In 2003, Horowitz bought the land back from the city in what the film depicts as a corrupt, secret deal, for the same $5 million. For three years, the fate of the garden was uncertain while the legitimacy of this backroom deal was questioned. Some days in court are triumphant, and the eviction is delayed and rescheduled several times. Local politicians forge and then betray political alliances with the South Central Farmers. The final blow comes when Horowitz ultimately prevails. He offers to sell the farmers the 14 acres for $16 million, and gives them only a month to collect the money.
Even though most viewers are aware of the garden’s final fate, we hope against reason as we watch this last-ditch attempt that somehow this beautiful place can be preserved. Fund-raising help from eco-conscious celebrities such as Daryl Hannah, Willie Nelson, Danny Glover gets a lot of attention for the cause, and a gift from the Annenburg Foundation fills the coffers. Against all odds, the $16 million is raised in time.
And then Horowitz breaks his promise, telling the farmers that he won’t sell to them at any price, since he feels they have vilified him in the press.
The eviction day is heartbreaking. Lines of police in full riot gear escort bulldozers into the garden, where they tear down trees and plow over fields of greens. The farmers stand witness, many of them weeping, and in the screening room, there weren’t many dry eyes either. Since that day in 2006, the land has stood vacant, waiting for a warehouse that may never be built.
The garden’s destruction is a potent symbol of misplaced priorities, waste in our society, and of the uselessness of a political system that fails the most disenfranchised, vulnerable people it should be serving. With The Garden nominated for Best Documentary, let’s hope that this important film raises public awareness of community gardens and urban farms, both sanctioned and guerilla.
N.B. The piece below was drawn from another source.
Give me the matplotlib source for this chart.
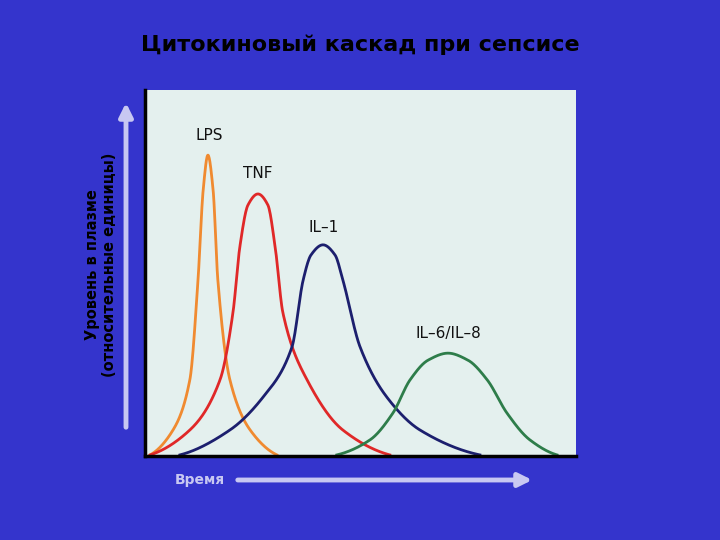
import numpy as np
import matplotlib
matplotlib.use("Agg")
import matplotlib.pyplot as plt

lps_t = [1.2, 6.5, 10.4, 12.3, 13.5, 14.6, 15.8, 16.9, 19.7, 24.4, 30.6]
lps_v = [0.3, 7.1, 20.8, 48.1, 72.7, 82.2, 72.7, 48.1, 20.8, 7.1, 0.3]
tnf_t = [1.2, 10.4, 17.4, 20.4, 22.0, 23.9, 26.2, 28.5, 30.2, 32.0, 37.6, 45.9, 56.8]
tnf_v = [0.3, 7.1, 20.8, 39.1, 57.1, 68.6, 71.6, 68.6, 57.1, 39.1, 20.8, 7.1, 0.3]
il1_t = [8.1, 19.7, 27.4, 34.1, 36.7, 38.5, 41.3, 44.1, 45.9, 49.9, 56.1, 63.8, 77.7]
il1_v = [0.3, 7.1, 16.1, 29.8, 48.1, 54.9, 57.7, 54.9, 48.1, 29.8, 16.1, 7.1, 0.3]
il6_t = [44.5, 52.2, 57.5, 61.5, 65.7, 70.3, 74.9, 79.4, 84.0, 89.3, 95.6]
il6_v = [0.3, 4.4, 11.7, 20.8, 26.2, 28.1, 26.2, 20.8, 11.7, 4.4, 0.3]
names = ["LPS", "TNF", "IL–1", "IL–6/IL–8"]
colors = ["#f08a30", "#e02828", "#1c1f6e", "#2e7d4a"]

def pchip(x, y, n=400):
    x = np.asarray(x, float); y = np.asarray(y, float)
    h = np.diff(x); d = np.diff(y) / h
    m = np.zeros_like(y)
    for k in range(1, len(x) - 1):
        if d[k-1] * d[k] > 0:
            w1 = 2*h[k] + h[k-1]; w2 = h[k] + 2*h[k-1]
            m[k] = (w1 + w2) / (w1/d[k-1] + w2/d[k])
    m[0] = d[0] * 0.5; m[-1] = d[-1] * 0.5
    xs = np.linspace(x[0], x[-1], n)
    idx = np.clip(np.searchsorted(x, xs) - 1, 0, len(h) - 1)
    t = (xs - x[idx]) / h[idx]
    h00 = 2*t**3 - 3*t**2 + 1; h10 = t**3 - 2*t**2 + t
    h01 = -2*t**3 + 3*t**2; h11 = t**3 - t**2
    ys = h00*y[idx] + h10*h[idx]*m[idx] + h01*y[idx+1] + h11*h[idx]*m[idx+1]
    return xs, np.clip(ys, 0, None)

fig = plt.figure(figsize=(7.2, 5.4), dpi=100, facecolor="#3434cc")
ax = fig.add_axes([145/720, 84/540, 431/720, 366/540])
ax.set_facecolor("#e4f0ee")
for (t, v), c in zip([(lps_t, lps_v), (tnf_t, tnf_v), (il1_t, il1_v), (il6_t, il6_v)], colors):
    sx, sy = pchip(t, v)
    ax.plot(sx, sy, color=c, lw=2)
ax.set_xlim(0, 100); ax.set_ylim(0, 100)
ax.set_xticks([]); ax.set_yticks([])
for s in ["top", "right"]:
    ax.spines[s].set_visible(False)
for s in ["left", "bottom"]:
    ax.spines[s].set_linewidth(2.5); ax.spines[s].set_color("black")
lab_pos = [(14.8, 85.5), (26.2, 75), (41.5, 60.5), (70.5, 31.5)]
for n, (x, y) in zip(names, lab_pos):
    ax.text(x, y, n, ha="center", va="bottom", fontsize=11, color="#111111")

fig.text(0.5, 1 - 45/540, "Цитокиновый каскад при сепсисе", ha="center", va="center",
         fontsize=16, fontweight="bold", color="black")
arrow_c = "#c8c8f2"
fig.add_artist(matplotlib.patches.FancyArrowPatch((126/720, 1-430/540), (126/720, 1-100/540),
               transform=fig.transFigure, arrowstyle="-|>,head_length=8,head_width=4",
               color=arrow_c, lw=3.5))
fig.add_artist(matplotlib.patches.FancyArrowPatch((235/720, 1-480/540), (535/720, 1-480/540),
               transform=fig.transFigure, arrowstyle="-|>,head_length=8,head_width=4",
               color=arrow_c, lw=3.5))
fig.text(101/720, 1-265/540, "Уровень в плазме\n(относительные единицы)", rotation=90,
         ha="center", va="center", fontsize=10.5, fontweight="bold", color="black", linespacing=1.1)
fig.text(200/720, 1-480/540, "Время", ha="center", va="center", fontsize=10,
         fontweight="bold", color=arrow_c)
fig.savefig("out.png", dpi=100, facecolor=fig.get_facecolor())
The South Central Farmers have relocated to a farm outside of Bakersfield, from which they still serve many farmer’s markets, all the while working to establish another local community garden for the poor people of L.A. Their strength and persistence is an inspiring example for any ethical eater who supports local farmers, and works for a sustainable food system in the U.S.
Elise McDonough is a former Union Square Greenmarket volunteer and the author of the forthcoming Green Guide from Chelsea Green, “Food: How to Buy Right and Spend Less” due out Fall 2009; by day she is a graphic designer. Full disclosure: The film was made by Elise’s employer’s son, who she’s never met; her employer bought tickets to a special screening of the movie for Elise and several coworkers. “It’s a truly inspiring and well-made documentary,” she says, “I’d like to encourage others to see it, and hopefully it will reach a wider audience.”